The U.S. military says it needs next-generation ships and aircraft that are ready to compete against rivals such as China and Russia, but they’re having to fend off a U.S. defense industry with its own agenda and the ear of influential congressional leaders.
On Monday, The Navy’s top admiral said the defense industry should stop pushing lawmakers in Washington, D.C., to continue funding weapon systems the Pentagon doesn’t want.
“Although it’s in the industry’s best interest, … building the ships that you want to build, lagging on repairs to ships and to submarines, lobbying Congress to buy aircraft that we don’t need — it’s not helpful,” Adm. Mike Gilday, chief of naval operations, told the Navy League’s 2021 Sea Air Space convention. His comments were reported in the online military news website Defense One.
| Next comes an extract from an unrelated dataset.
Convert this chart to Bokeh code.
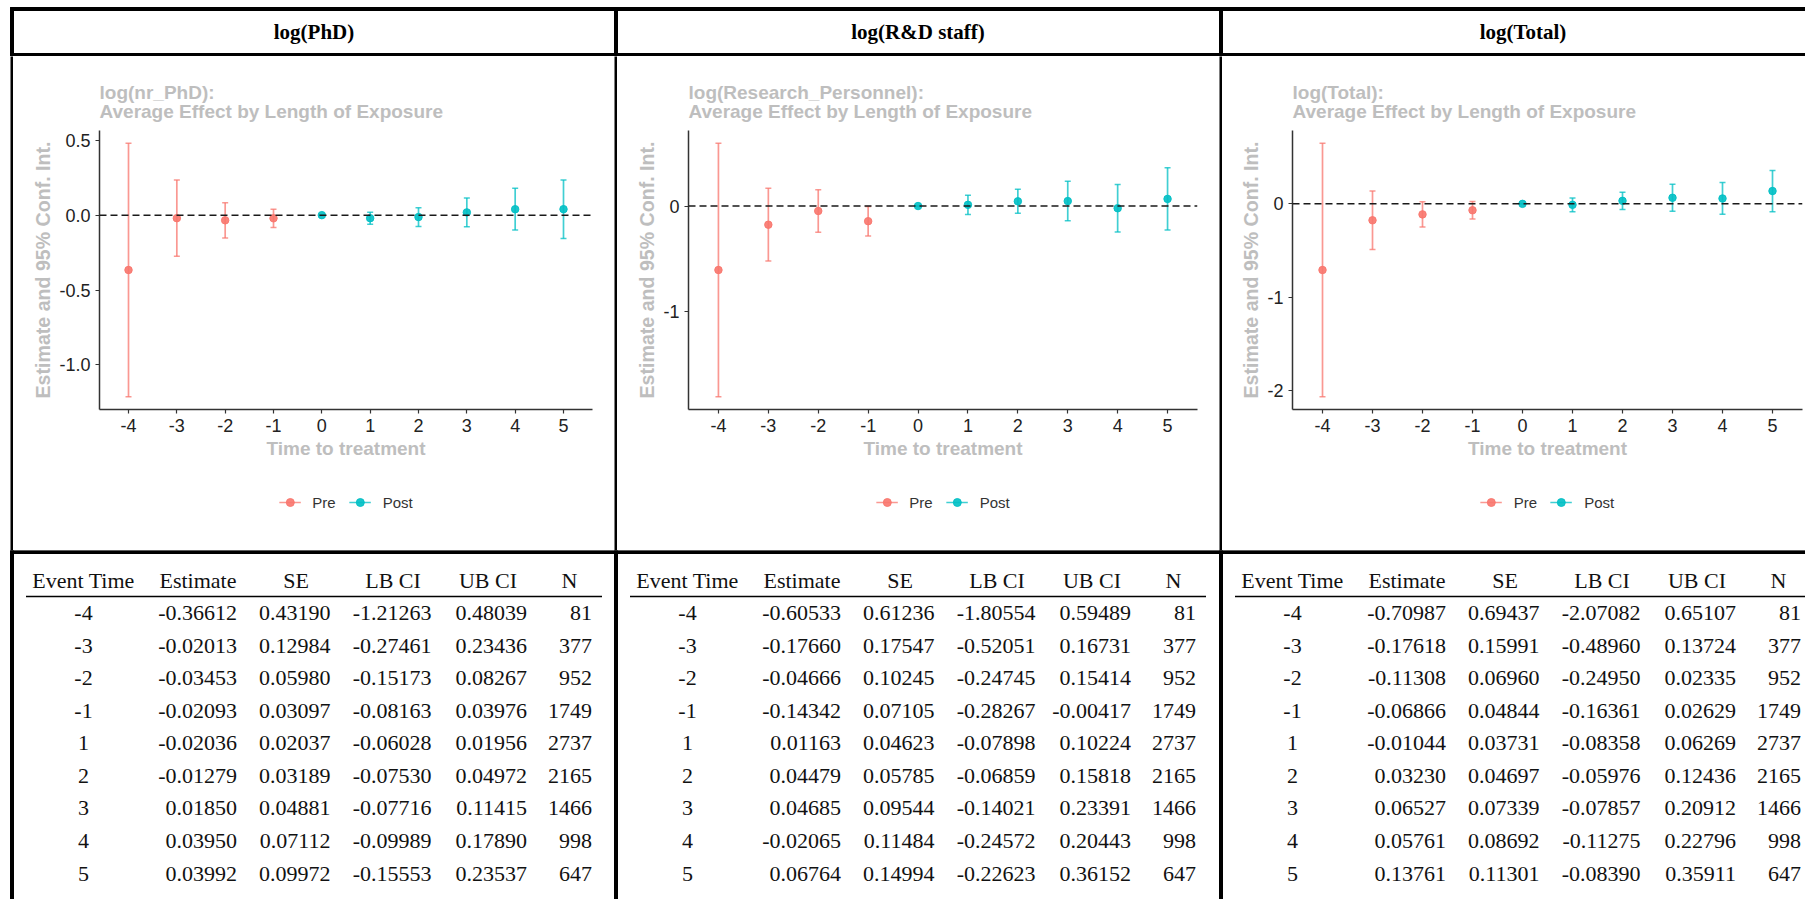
from bokeh.plotting import figure
from bokeh.layouts import column, row
from bokeh.models import (ColumnDataSource, Range1d, FixedTicker, PrintfTickFormatter,
                          Span, Legend, LegendItem, Spacer)
from bokeh.embed import file_html
from bokeh.resources import INLINE
from bokeh.core.properties import value

# ---------------- data ----------------
PANEL_TITLES = ["log(PhD)", "log(R&D staff)", "log(Total)"]
PLOT_TITLES = ["log(nr_PhD):", "log(Research_Personnel):", "log(Total):"]
SUBTITLE = "Average Effect by Length of Exposure"
X_LABEL = "Time to treatment"
Y_LABEL = "Estimate and 95% Conf. Int."
LEGEND_LABELS = ["Pre", "Post"]

EVENT_TIME = [-4, -3, -2, -1, 1, 2, 3, 4, 5]
REF_TIME = 0
N_OBS = [81, 377, 952, 1749, 2737, 2165, 1466, 998, 647]

PHD_EST = [-0.36612, -0.02013, -0.03453, -0.02093, -0.02036, -0.01279, 0.01850, 0.03950, 0.03992]
PHD_SE = [0.43190, 0.12984, 0.05980, 0.03097, 0.02037, 0.03189, 0.04881, 0.07112, 0.09972]
PHD_LB = [-1.21263, -0.27461, -0.15173, -0.08163, -0.06028, -0.07530, -0.07716, -0.09989, -0.15553]
PHD_UB = [0.48039, 0.23436, 0.08267, 0.03976, 0.01956, 0.04972, 0.11415, 0.17890, 0.23537]

RD_EST = [-0.60533, -0.17660, -0.04666, -0.14342, 0.01163, 0.04479, 0.04685, -0.02065, 0.06764]
RD_SE = [0.61236, 0.17547, 0.10245, 0.07105, 0.04623, 0.05785, 0.09544, 0.11484, 0.14994]
RD_LB = [-1.80554, -0.52051, -0.24745, -0.28267, -0.07898, -0.06859, -0.14021, -0.24572, -0.22623]
RD_UB = [0.59489, 0.16731, 0.15414, -0.00417, 0.10224, 0.15818, 0.23391, 0.20443, 0.36152]

TOT_EST = [-0.70987, -0.17618, -0.11308, -0.06866, -0.01044, 0.03230, 0.06527, 0.05761, 0.13761]
TOT_SE = [0.69437, 0.15991, 0.06960, 0.04844, 0.03731, 0.04697, 0.07339, 0.08692, 0.11301]
TOT_LB = [-2.07082, -0.48960, -0.24950, -0.16361, -0.08358, -0.05976, -0.07857, -0.11275, -0.08390]
TOT_UB = [0.65107, 0.13724, 0.02335, 0.02629, 0.06269, 0.12436, 0.20912, 0.22796, 0.35911]

X_TICKS = [-4, -3, -2, -1, 0, 1, 2, 3, 4, 5]
Y_TICKS = [[0.5, 0.0, -0.5, -1.0], [0, -1], [0, -1, -2]]
Y_FORMATS = ["%.1f", "%d", "%d"]
TABLE_HEADERS = ["Event Time", "Estimate", "SE", "LB CI", "UB CI", "N"]

PANELS = [
    (PHD_EST, PHD_SE, PHD_LB, PHD_UB),
    (RD_EST, RD_SE, RD_LB, RD_UB),
    (TOT_EST, TOT_SE, TOT_LB, TOT_UB),
]

# ---------------- styles / layout ----------------
PRE_COLOR = "#F8766D"
POST_COLOR = "#00BFC4"
GREY = "#BEBEBE"
DARK = "#222222"
W = 1805
HEADER_H = 56
ROW_H = 494
TABLE_H = 899 - HEADER_H - ROW_H
SANS = "Liberation Sans"
SERIF = "Liberation Serif"

BORDER_L = [10, 614, 1219]       # left edges of the vertical rules
BORDER_W = 3
PANEL_X0 = [b + BORDER_W / 2 for b in BORDER_L]
PANEL_W = BORDER_L[1] - BORDER_L[0]

MB_TOP, FRAME_H, MB_BOTTOM = 74, 279, 81
LEG_FIG_H = ROW_H - MB_TOP - FRAME_H - MB_BOTTOM
FIG_SPECS = [  # frame width, min_border_left, min_border_right
    (493, 86, 22),
    (509, 71, 22),
    (510, 70, 3),
]


def glyphs(p, src, color):
    seg = p.segment(x0="t", y0="l", x1="t", y1="u", source=src,
                    line_color=color, line_width=1.7, line_alpha=0.75)
    p.scatter(x="t", y="u", source=src, marker="dash", size=6,
              line_color=color, line_width=1.5, line_alpha=0.75)
    p.scatter(x="t", y="l", source=src, marker="dash", size=6,
              line_color=color, line_width=1.5, line_alpha=0.75)
    pt = p.scatter(x="t", y="e", source=src, marker="circle", size=7.5,
                   fill_color=color, line_color=color, fill_alpha=0.9, line_alpha=0.9)
    return seg, pt


def make_panel(idx):
    est, se, lb, ub = PANELS[idx]
    pts = sorted(zip(EVENT_TIME + [REF_TIME], est + [0.0], lb + [0.0], ub + [0.0]))
    t = [a[0] for a in pts]
    e = [a[1] for a in pts]
    l = [a[2] for a in pts]
    u = [a[3] for a in pts]
    lo, hi = min(l + [0.0]), max(u + [0.0])
    pad = 0.05 * (hi - lo)
    fw, mbl, mbr = FIG_SPECS[idx]
    p = figure(frame_width=fw, frame_height=FRAME_H,
               x_range=Range1d(min(t) - 0.6, max(t) + 0.6),
               y_range=Range1d(lo - pad, hi + pad),
               toolbar_location=None, output_backend="svg",
               min_border_left=mbl, min_border_right=mbr,
               min_border_top=MB_TOP, min_border_bottom=MB_BOTTOM,
               outline_line_color=None, background_fill_color="white",
               border_fill_color="white")
    p.grid.visible = False

    # legend strip below the plot: same renderers/styles, its ranges keep the marks out of view
    lf = figure(frame_width=fw, frame_height=LEG_FIG_H,
                x_range=Range1d(min(t) - 0.6, max(t) + 0.6),
                y_range=Range1d(hi + 10, hi + 11),
                toolbar_location=None, output_backend="svg",
                min_border_left=mbl, min_border_right=mbr,
                min_border_top=0, min_border_bottom=0,
                x_axis_type=None, y_axis_type=None,
                outline_line_color=None, background_fill_color="white",
                border_fill_color="white")
    lf.grid.visible = False

    items = []
    for label, color, cond in ((LEGEND_LABELS[0], PRE_COLOR, lambda v: v < REF_TIME),
                               (LEGEND_LABELS[1], POST_COLOR, lambda v: v >= REF_TIME)):
        sel = [i for i in range(len(t)) if cond(t[i])]
        src = ColumnDataSource(dict(t=[t[i] for i in sel], e=[e[i] for i in sel],
                                    l=[l[i] for i in sel], u=[u[i] for i in sel]))
        glyphs(p, src, color)
        seg, pt = glyphs(lf, src, color)
        items.append(LegendItem(label=label, renderers=[seg, pt]))

    p.add_layout(Span(location=0, dimension="width", line_color="#1a1a1a",
                      line_dash="7 4", line_width=1.5))

    for ax in (p.xaxis[0], p.yaxis[0]):
        ax.axis_line_color = "#333333"
        ax.axis_line_width = 1.5
        ax.major_tick_line_color = "#333333"
        ax.major_tick_line_width = 1.2
        ax.major_tick_out = 4
        ax.major_tick_in = 0
        ax.minor_tick_line_color = None
        ax.major_label_text_font = SANS
        ax.major_label_text_font_size = "18px"
        ax.major_label_text_color = DARK
        ax.axis_label_text_font = SANS
        ax.axis_label_text_font_style = "bold"
        ax.axis_label_text_color = GREY

    xa = p.xaxis[0]
    xa.ticker = FixedTicker(ticks=X_TICKS)
    xa.formatter = PrintfTickFormatter(format="%d")
    xa.axis_label = X_LABEL
    xa.axis_label_text_font_size = "19px"
    xa.major_label_standoff = 5
    xa.axis_label_standoff = 3

    ya = p.yaxis[0]
    ya.ticker = FixedTicker(ticks=Y_TICKS[idx])
    ya.formatter = PrintfTickFormatter(format=Y_FORMATS[idx])
    ya.axis_label = Y_LABEL
    ya.axis_label_text_font_size = "19.6px"
    ya.major_label_standoff = 5
    ya.axis_label_standoff = 2

    p.title.text = PLOT_TITLES[idx] + "\n" + SUBTITLE
    p.title.align = "left"
    p.title.text_font = SANS
    p.title.text_font_size = "19px"
    p.title.text_font_style = "bold"
    p.title.text_color = GREY
    p.title.text_line_height = 0.93
    p.title.standoff = 16

    leg = Legend(items=items, orientation="horizontal", location="top_center",
                 border_line_color=None, background_fill_alpha=0,
                 label_text_font=SANS, label_text_font_size="15px",
                 label_text_color="#333333", glyph_width=22, glyph_height=20,
                 label_standoff=12, spacing=13, padding=0, margin=2)
    lf.add_layout(leg)
    return column(p, lf)


def sep_fig():
    f = figure(width=BORDER_W, height=ROW_H, toolbar_location=None, output_backend="svg",
               min_border=0, x_axis_type=None, y_axis_type=None, outline_line_color=None,
               background_fill_color="black", border_fill_color="black")
    return f


def pixel_fig(height, y_top):
    f = figure(width=W, height=height, toolbar_location=None, output_backend="svg",
               min_border=0, x_axis_type=None, y_axis_type=None, outline_line_color=None,
               x_range=Range1d(0, W), y_range=Range1d(y_top + height, y_top),
               background_fill_color="white", border_fill_color="white")
    return f


# header row
header = pixel_fig(HEADER_H, 0)
header.quad(left=[BORDER_L[0]], right=[W], top=[7], bottom=[10], color="black")
header.quad(left=[BORDER_L[0]], right=[W], top=[53], bottom=[56], color="black")
header.quad(left=BORDER_L, right=[b + BORDER_W for b in BORDER_L], top=[7] * 3,
            bottom=[HEADER_H] * 3, color="black")
header.text(x=[x0 + PANEL_W / 2 for x0 in PANEL_X0], y=[31.5] * 3, text=PANEL_TITLES,
            text_font=value(SERIF), text_font_size=value("21px"), text_font_style="bold",
            text_align="center", text_baseline="middle", text_color="black")

# plots row
panels = [make_panel(i) for i in range(3)]
mid = row(Spacer(width=BORDER_L[0], height=ROW_H), sep_fig(), panels[0], sep_fig(),
          panels[1], sep_fig(), panels[2])

# table
TY0 = HEADER_H + ROW_H
table = pixel_fig(TABLE_H, TY0)
table.quad(left=[BORDER_L[0]], right=[W], top=[TY0], bottom=[TY0 + 3], color="black")
table.quad(left=BORDER_L, right=[b + BORDER_W for b in BORDER_L], top=[TY0] * 3,
           bottom=[899] * 3, color="black")

HEAD_C = [71.5, 186, 284, 381, 476, 557.5]
VAL_R = [None, 225, 318.5, 419.5, 515, 580]
HEAD_Y = 580
LINE_Y = 596
ROW_Y0 = 612.7
ROW_DY = 32.54

for k, x0 in enumerate(PANEL_X0):
    est, se, lb, ub = PANELS[k]
    table.segment(x0=[x0 + 14], y0=[LINE_Y], x1=[x0 + 590], y1=[LINE_Y],
                  line_color="black", line_width=1.3)
    table.text(x=[x0 + c for c in HEAD_C], y=[HEAD_Y] * 6, text=TABLE_HEADERS,
               text_font=value(SERIF), text_font_size=value("22px"),
               text_align="center", text_baseline="middle", text_color="#111111")
    ys = [ROW_Y0 + ROW_DY * i for i in range(len(EVENT_TIME))]
    table.text(x=[x0 + HEAD_C[0]] * len(EVENT_TIME), y=ys, text=[str(v) for v in EVENT_TIME],
               text_font=value(SERIF), text_font_size=value("22px"),
               text_align="center", text_baseline="middle", text_color="#111111")
    cols = [[f"{v:.5f}" for v in est], [f"{v:.5f}" for v in se],
            [f"{v:.5f}" for v in lb], [f"{v:.5f}" for v in ub], [str(v) for v in N_OBS]]
    for j, vals in enumerate(cols):
        table.text(x=[x0 + VAL_R[j + 1]] * len(vals), y=ys, text=vals,
                   text_font=value(SERIF), text_font_size=value("22px"),
                   text_align="right", text_baseline="middle", text_color="#111111")

layout = column(header, mid, table)
open("out.html", "w").write(file_html(layout, INLINE))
The admiral said the industry must be more “agile” as the Department of Defense pivots to new technologies and platforms.
“It’s not the ’90’s anymore as we have … to really try to punctuate the sense of urgency that we feel every day against China, to move the needle in a bureaucracy that’s really not designed to move very fast,” Adm. Gilday said.
For instance, the Navy reduced its purchases of Arleigh Burke-class destroyers but Bath Iron Works in Maine, one of only two U.S. shipyards that builds the destroyer class, immediately turned to Capitol Hill to warn it may have to lay off employees if that happens.
Last month, the Air Force said it was pausing plans to establish a “Center of Excellence” for close air support and rescue missions at Davis-Monthan Air Force Base in Arizona after Congress wouldn’t sign off on the service’s plan to retire 42 A-10 Thunderbolt II fighters to pay for it.
“The funds made available from retiring these older A-10s would create the fiscal and manpower flexibility required to design and field the future force needed to meet combatant commander requirements,” Air Force officials said in a statement.
Part of the Navy’s dilemma seems to be a messaging problem. The Navy should include more industry executives and lawmakers in its wargames and strategy sessions to give them a better idea of how the nation’s current arsenal stands up against global threats, Adm. Gilday said.
“About a year ago, the Navy spent a day with industry leaders, showing them the results of some of our wargaming,” he said, according to Defense One. “I think that was really, really instructive. We need to do that again.”